### Exercise
Copy all lines below exactly as written. Leave pictures out.

### Source excerpt
## begin

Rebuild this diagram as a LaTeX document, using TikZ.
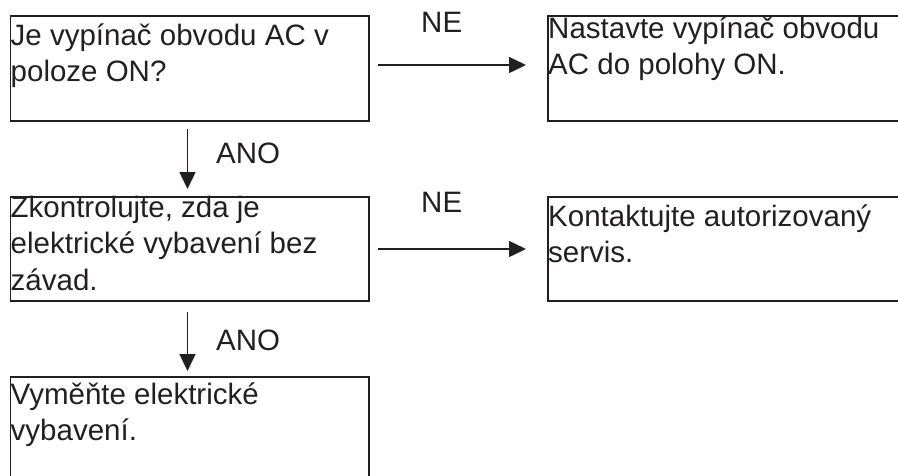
\documentclass[tikz,border=0pt]{standalone}
\usepackage{fontspec}
\setmainfont{Liberation Sans}
\usetikzlibrary{arrows.meta}
\definecolor{ink}{HTML}{231F20}
\begin{document}
\begin{tikzpicture}[x=1pt,y=-1pt,
  box/.style={draw=ink,line width=1.5pt,rectangle,inner sep=0pt,anchor=north west},
  txt/.style={inner sep=0pt,anchor=base west,text=ink,font=\fontsize{29.5}{36.5}\selectfont},
  lbl/.style={inner sep=0pt,anchor=base west,text=ink,font=\fontsize{29.5}{34}\selectfont},
  conn/.style={draw=ink,line width=1.5pt,-{Triangle[length=17pt,width=16pt]},shorten >=0pt}]
\clip (0,0) rectangle (898,475);
% boxes
\node[box,minimum width=358.5pt,minimum height=105pt] (b1) at (9.5,15) {};
\node[box,minimum width=358.5pt,minimum height=104pt] (b2) at (9.5,196) {};
\node[box,minimum width=358.5pt,minimum height=110pt] (b3) at (9.5,376) {};
\node[box,minimum width=360pt,minimum height=105pt] (r1) at (547,15) {};
\node[box,minimum width=360pt,minimum height=104pt] (r2) at (547,196) {};
% texts
\node[txt] (t1) at (10.5,45) {\parbox[t]{400pt}{Je vypínač obvodu AC v\\poloze ON?}};
\node[txt] (t2) at (10.5,217) {\parbox[t]{400pt}{Zkontrolujte, zda je\\elektrické vybavení bez\\závad.}};
\node[txt] (t3) at (10.5,404) {\parbox[t]{400pt}{Vyměňte elektrické\\vybavení.}};
\node[txt] (t4) at (548,38) {\parbox[t]{400pt}{Nastavte vypínač obvodu\\AC do polohy ON.}};
\node[txt] (t5) at (548,226) {\parbox[t]{400pt}{Kontaktujte autorizovaný\\servis.}};
% connectors
\coordinate (h1s) at (378,65);
\coordinate (h1e) at (526,65);
\coordinate (h2s) at (378,249);
\coordinate (h2e) at (526,249);
\coordinate (v1s) at (187.5,129);
\coordinate (v1e) at (187.5,189);
\coordinate (v2s) at (187.5,312);
\coordinate (v2e) at (187.5,371);
\draw[conn] (h1s) -- (h1e);
\draw[conn] (h2s) -- (h2e);
\draw[conn] (v1s) -- (v1e);
\draw[conn] (v2s) -- (v2e);
% labels
\node[lbl] (ne1) at (421,32) {NE};
\node[lbl] (ne2) at (421,212) {NE};
\node[lbl] (ano1) at (216,163) {ANO};
\node[lbl] (ano2) at (216,350) {ANO};
\end{tikzpicture}
\end{document}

## end

### Expected answer
Rebuild this diagram as a LaTeX document, using TikZ.
\documentclass[tikz,border=0pt]{standalone}
\usepackage{fontspec}
\setmainfont{Liberation Sans}
\usetikzlibrary{arrows.meta}
\definecolor{ink}{HTML}{231F20}
\begin{document}
\begin{tikzpicture}[x=1pt,y=-1pt,
  box/.style={draw=ink,line width=1.5pt,rectangle,inner sep=0pt,anchor=north west},
  txt/.style={inner sep=0pt,anchor=base west,text=ink,font=\fontsize{29.5}{36.5}\selectfont},
  lbl/.style={inner sep=0pt,anchor=base west,text=ink,font=\fontsize{29.5}{34}\selectfont},
  conn/.style={draw=ink,line width=1.5pt,-{Triangle[length=17pt,width=16pt]},shorten >=0pt}]
\clip (0,0) rectangle (898,475);
% boxes
\node[box,minimum width=358.5pt,minimum height=105pt] (b1) at (9.5,15) {};
\node[box,minimum width=358.5pt,minimum height=104pt] (b2) at (9.5,196) {};
\node[box,minimum width=358.5pt,minimum height=110pt] (b3) at (9.5,376) {};
\node[box,minimum width=360pt,minimum height=105pt] (r1) at (547,15) {};
\node[box,minimum width=360pt,minimum height=104pt] (r2) at (547,196) {};
% texts
\node[txt] (t1) at (10.5,45) {\parbox[t]{400pt}{Je vypínač obvodu AC v\\poloze ON?}};
\node[txt] (t2) at (10.5,217) {\parbox[t]{400pt}{Zkontrolujte, zda je\\elektrické vybavení bez\\závad.}};
\node[txt] (t3) at (10.5,404) {\parbox[t]{400pt}{Vyměňte elektrické\\vybavení.}};
\node[txt] (t4) at (548,38) {\parbox[t]{400pt}{Nastavte vypínač obvodu\\AC do polohy ON.}};
\node[txt] (t5) at (548,226) {\parbox[t]{400pt}{Kontaktujte autorizovaný\\servis.}};
% connectors
\coordinate (h1s) at (378,65);
\coordinate (h1e) at (526,65);
\coordinate (h2s) at (378,249);
\coordinate (h2e) at (526,249);
\coordinate (v1s) at (187.5,129);
\coordinate (v1e) at (187.5,189);
\coordinate (v2s) at (187.5,312);
\coordinate (v2e) at (187.5,371);
\draw[conn] (h1s) -- (h1e);
\draw[conn] (h2s) -- (h2e);
\draw[conn] (v1s) -- (v1e);
\draw[conn] (v2s) -- (v2e);
% labels
\node[lbl] (ne1) at (421,32) {NE};
\node[lbl] (ne2) at (421,212) {NE};
\node[lbl] (ano1) at (216,163) {ANO};
\node[lbl] (ano2) at (216,350) {ANO};
\end{tikzpicture}
\end{document}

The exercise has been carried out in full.